Editorials and the Minister on supression orders
First the Herald reports on views from Justice Minister Simon Power:
Justice Minister Simon Power wants to stop the emerging “special class” of high-profile people using their status to get name suppression.
Mr Power strongly signalled he would change the law to stop cases such as the one this month in which a “prominent entertainer” who admitted forcing a teenage girl’s face into his genitals was granted permanent suppression because publicity would have a detrimental effect on his career and his record and ticket sales.
Very pleased to see Simon take a strong principled stand on this.
Incidentally I’ve been doing a bit of a case study into that case, and plan to present the findings at the R v The Internet seminar on 3 December. I’ve been looking at the various sites which tell or hint at the name, and also how hard or easy it is to find out via searching.
The Herald editorial:
At a first glance, the Law Commission report Suppressing Names and Evidence appears a document of much promise. Encouragingly, it talks of the need for court proceedings to be more open and for rules governing the suppression of names to be tighter and more transparent.
But on closer inspection, there are grounds for reservation about its prescription for reducing the level of secrecy in our courtrooms. This detracts somewhat from the major pluses of a principled approach and a well-observed appreciation of the justice system’s current failings. …
Some of the Law Commission’s other suggestions are most welcome. It supports the development of a national register of suppression orders as a matter of high priority. This would eradicate the confusion that arises when different courts impose suppression orders at different stages of cases, thereby heightening the potential for breaches.
A register of suppression orders is well overdue. People may be surprised by how hard it can be for even media to find out what exactly is supressed.
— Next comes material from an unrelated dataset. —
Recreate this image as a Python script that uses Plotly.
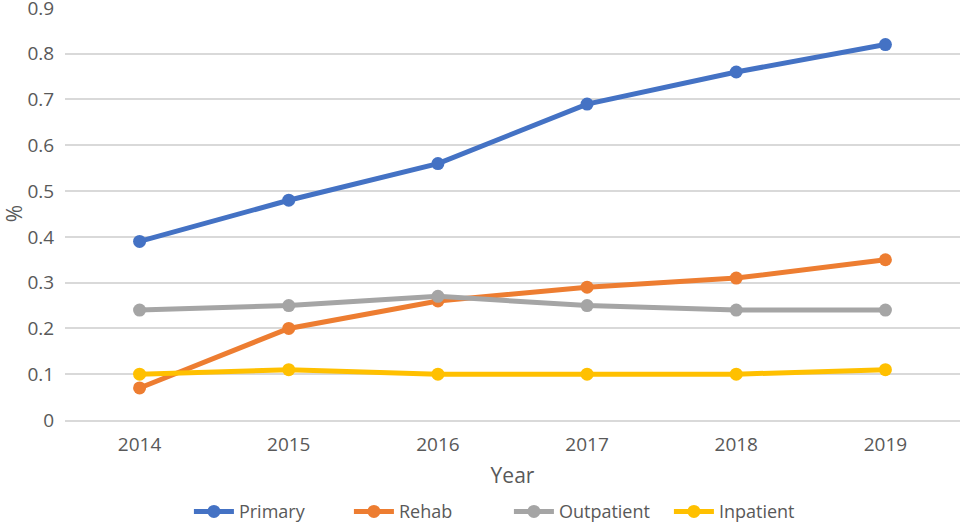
import plotly.graph_objects as go

years = [2014, 2015, 2016, 2017, 2018, 2019]
primary = [0.39, 0.48, 0.56, 0.69, 0.76, 0.82]
rehab = [0.07, 0.20, 0.26, 0.29, 0.31, 0.35]
outpatient = [0.24, 0.25, 0.27, 0.25, 0.24, 0.24]
inpatient = [0.10, 0.11, 0.10, 0.10, 0.10, 0.11]
y_ticks = [0, 0.1, 0.2, 0.3, 0.4, 0.5, 0.6, 0.7, 0.8, 0.9]
y_labels = ["0", "0.1", "0.2", "0.3", "0.4", "0.5", "0.6", "0.7", "0.8", "0.9"]

series = [("Primary", primary, "#4472C4"),
          ("Rehab", rehab, "#ED7D31"),
          ("Outpatient", outpatient, "#A5A5A5"),
          ("Inpatient", inpatient, "#FFC000")]

fig = go.Figure()
for name, vals, col in series:
    fig.add_trace(go.Scatter(x=years, y=vals, name=name, mode="lines+markers",
                             line=dict(color=col, width=5),
                             marker=dict(color=col, size=13), cliponaxis=False))

font = "Open Sans, Noto Sans, sans-serif"
fig.update_layout(
    width=963, height=523,
    margin=dict(l=65, r=3, t=7, b=103, autoexpand=False),
    plot_bgcolor="white", paper_bgcolor="white",
    font=dict(family=font, size=19, color="#595959"),
    showlegend=True,
    legend=dict(orientation="h", x=0.496, xanchor="center", y=-0.222, yanchor="middle",
                font=dict(size=18, color="#595959"), traceorder="normal", itemwidth=40,
                entrywidth=105, entrywidthmode="pixels"),
    xaxis=dict(range=[2013.5, 2019.5], tickvals=years, ticktext=[str(y) for y in years],
               showgrid=False, showline=True, linecolor="#D9D9D9", linewidth=1.5,
               ticks="outside", ticklen=6, tickcolor="rgba(0,0,0,0)", zeroline=False,
               tickfont=dict(size=19),
               title=dict(text="Year", font=dict(size=21, color="#595959"), standoff=13)),
    yaxis=dict(range=[0, 0.902], tickvals=y_ticks, ticktext=y_labels, showgrid=True,
               gridcolor="#D9D9D9", gridwidth=1.5, zeroline=False, showline=False,
               ticks="outside", ticklen=6, tickcolor="rgba(0,0,0,0)",
               tickfont=dict(size=19), ticklabeloverflow="allow",
               title=dict(text="%", font=dict(size=21, color="#595959"), standoff=10)),
)
fig.write_html("out.html", config={"displayModeBar": False},
               post_script="document.body.style.margin='0';")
But the report is on less-secure ground when it seeks to control the internet, most notably the increasing trend of suppressed material being circulated. Because this is often hosted on overseas-based websites that are not subject to New Zealand law, there is a strong element of futility in much of what it suggests.
As I said a few days ago, if the intent is simply that an ISP removes supressed material actually hosted on its network, upon request from a Judge or Crown Law, I don’t see that as unreasonable. If however it is intended to require ISPs to block overseas based material, that will be futile and inappropriate.
The Press editorial:
A fundamental principle in the operation of the courts in New Zealand is that they should conduct trials in public and that it should be possible to freely report on those trials. …
It is heartening therefore the Government has indicated it will look favourably on a report this week by the Law Commission aimed at refocusing the courts’ attention on the basic principle of open justice, bringing greater clarity to the rules on suppression and ultimately making it harder to get. The commission has sensibly proposed that the grounds for suppression should be set down in statute. The reports suggests seven grounds, of which the most significant would probably be that suppression should be granted only where it would prevent extreme hardship to the accused and/or those connected to the accused.
The challenge will be to stop “extreme hardship” being watered down.
The Dom Post:
The commission recommends that the grounds on which suppression may be granted be clarified and tightened so they become “transparent, explicit and consistently applied”. It suggests, too, that judges must give reasons for granting or declining a suppression order and that temporary orders granted at an accused’s first appearance have an expiry date.
Sir Geoffrey and crew have also been bold. In recommending that the maximum penalties for breaching suppression orders be bumped up to six months’ jail or a $100,000 fine for a media outlet, they have also accepted the argument that the corollary must be that suppression orders are easier to track down. They say “the case for a reliable and up-to-date register of suppression orders to allow journalists to confirm the terms and duration of the order becomes even more compelling”. Hallelujah.
The mainstream media, who attend courts as the public’s surrogates, will largely applaud these recommendations – they almost never deliberately flout a court order. But it is hard to abide by the rules when it is hard to ascertain just what orders are in place.
I agree absolutely.
However, fairness demands that any penalties facing editors equally face bloggers who sound off about those before the courts in the anarchy of the blogosphere before and during a trial. If the powers-that-be determine that that is just too hard, they need to ask themselves about the value of suppression law in the internet age.
The editorial here is mixing up issues of suppression orders and contempt of court. They also talk about the blogosphere when many of the problems occur on Trade Me forums, Facebook, Twitter, message boards, Usenet etc etc.
Now I’m the last one to say bloggers should not obey the law, and in fact have gone to considerable lengths to try and obey the law. But there will be interesting issues if you take the editorial position of wanting bloggers to face the same penalties as editors (despite not having giant multinationals standing behind you to pay the bills). Presumably the editorial writer would then support bloggers, not just media, being able to access the proposed register of suppression orders – and also to be able to get accredited in courts to report on trials.